Es curioso lo pronto que se acostumbra uno a
convivir con un perro, al menos cuando el animalito pone de su parte. Ahora me
resultaría difícil imaginar la vida doméstica sin la presencia permanente y amable
de nuestro pequeño bichón maltés. Su laborioso merodear por la casa, sus
brincos de alegría cuando comprende que se acerca la hora del paseo, la
serenidad de sus ademanes perrunos, la candidez de su mirada azabache, esa
alegría incondicional con la que nos recibe, la naturalidad con la que ha
sabido encajar su menuda presencia en nuestros hábitos familiares,
convirtiéndose, como quien no quiere la cosa, en el auténtico corazón del
hogar. Mi mente racional me dice que, al actuar de ese modo, lo único que el
perrito hace es obedecer sus instintos. La evolución les ha mostrado a los de
su especie las ventajas de asociarse con los humanos.

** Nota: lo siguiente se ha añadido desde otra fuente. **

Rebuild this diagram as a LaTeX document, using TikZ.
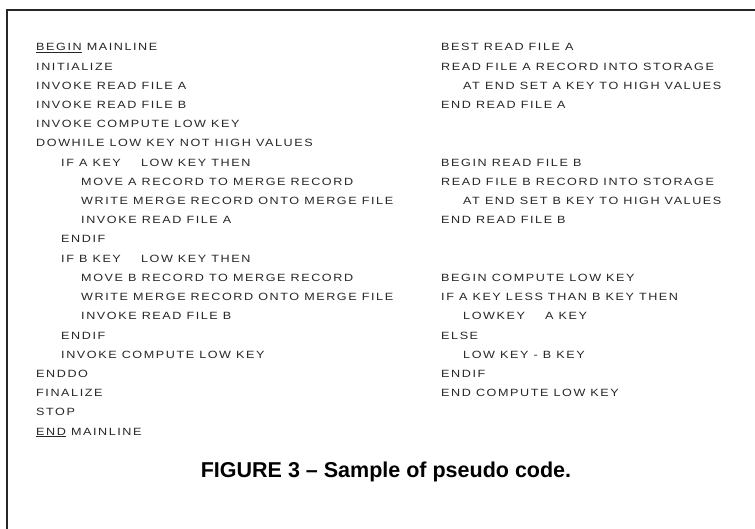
\documentclass[tikz,border=0pt]{standalone}
\usepackage{fontspec}
\setmainfont{Liberation Sans}
\newfontfamily\codefont[FakeStretch=1.2,LetterSpace=15]{Liberation Sans}
\begin{document}
\begin{tikzpicture}[x=1pt,y=-1pt,
  code/.style={anchor=base west,inner sep=0pt,text=black!85,
    font=\codefont\fontsize{10.5}{12}\selectfont},
  caption/.style={anchor=base,inner sep=0pt,
    font=\bfseries\fontsize{21.5}{24}\selectfont},
  rule/.style={line width=1.5pt,black!85}]
\useasboundingbox (0,0) rectangle (755,529);
% frame: top and left rules
\coordinate (tl) at (7,10);
\coordinate (tr) at (755,10);
\coordinate (bl) at (7,529);
\draw[rule] (tr) -- (tl) -- (bl);
% row geometry (baselines)
\def\rowsep{19.2}
\def\rowtop{51}
% left column: main line
\foreach \r/\x/\t in {
  0/36/{\underline{BEGIN} MAINLINE},
  1/36/{INITIALIZE},
  2/36/{INVOKE READ FILE A},
  3/36/{INVOKE READ FILE B},
  4/36/{INVOKE COMPUTE LOW KEY},
  5/36/{DOWHILE LOW KEY NOT HIGH VALUES},
  6/61/{IF A KEY \hspace{10pt} LOW KEY THEN},
  7/81/{MOVE A RECORD TO MERGE RECORD},
  8/81/{WRITE MERGE RECORD ONTO MERGE FILE},
  9/81/{INVOKE READ FILE A},
  10/61/{ENDIF},
  11/61/{IF B KEY \hspace{10pt} LOW KEY THEN},
  12/81/{MOVE B RECORD TO MERGE RECORD},
  13/81/{WRITE MERGE RECORD ONTO MERGE FILE},
  14/81/{INVOKE READ FILE B},
  15/61/{ENDIF},
  16/61/{INVOKE COMPUTE LOW KEY},
  17/36/{ENDDO},
  18/36/{FINALIZE},
  19/36/{STOP},
  20/36/{\underline{END} MAINLINE}}
  \node[code] (L\r) at (\x,{\rowtop+\r*\rowsep}) {\t};
% right column: read and compute modules
\foreach \r/\x/\t in {
  0/441/{BEST READ FILE A},
  1/441/{READ FILE A RECORD INTO STORAGE},
  2/463/{AT END SET A KEY TO HIGH VALUES},
  3/441/{END READ FILE A},
  6/441/{BEGIN READ FILE B},
  7/441/{READ FILE B RECORD INTO STORAGE},
  8/463/{AT END SET B KEY TO HIGH VALUES},
  9/441/{END READ FILE B},
  12/441/{BEGIN COMPUTE LOW KEY},
  13/441/{IF A KEY LESS THAN B KEY THEN},
  14/463/{LOWKEY \hspace{10pt} A KEY},
  15/441/{ELSE},
  16/463/{LOW KEY - B KEY},
  17/441/{ENDIF},
  18/441/{END COMPUTE LOW KEY}}
  \node[code] (R\r) at (\x,{\rowtop+\r*\rowsep}) {\t};
% caption
\node[caption] (cap) at (386,477) {FIGURE 3 -- Sample of pseudo code.};
\end{tikzpicture}
\end{document}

Pero en este caso las
ideas y los sentimientos fluyen por cauces distintos, porque la realidad es que
nuestro Frankie ha sabido convertirse
en el receptor perfecto del cariño de toda la familia y, de algún modo
misterioso, cada gesto de afecto que le dedicamos nos es devuelto corregido y
aumentado, como si su cuerpecillo peludo tuviera la virtud de funcionar como
repetidor y amplificador de nuestros sentimientos. Sin embargo, cuando lo
contemplo durante un rato, cuando sus ojillos y los míos se encuentran, creo captar
retazos de algo más profundo, como si el universo en el que él habita y el mío
se rozaran durante un instante. Y lo que vislumbro es una conciencia tal vez no
tan compleja como la mía, pero quizás por ello mucho más apacible y serena, más
conforme con el mundo de lo que yo nunca estaré.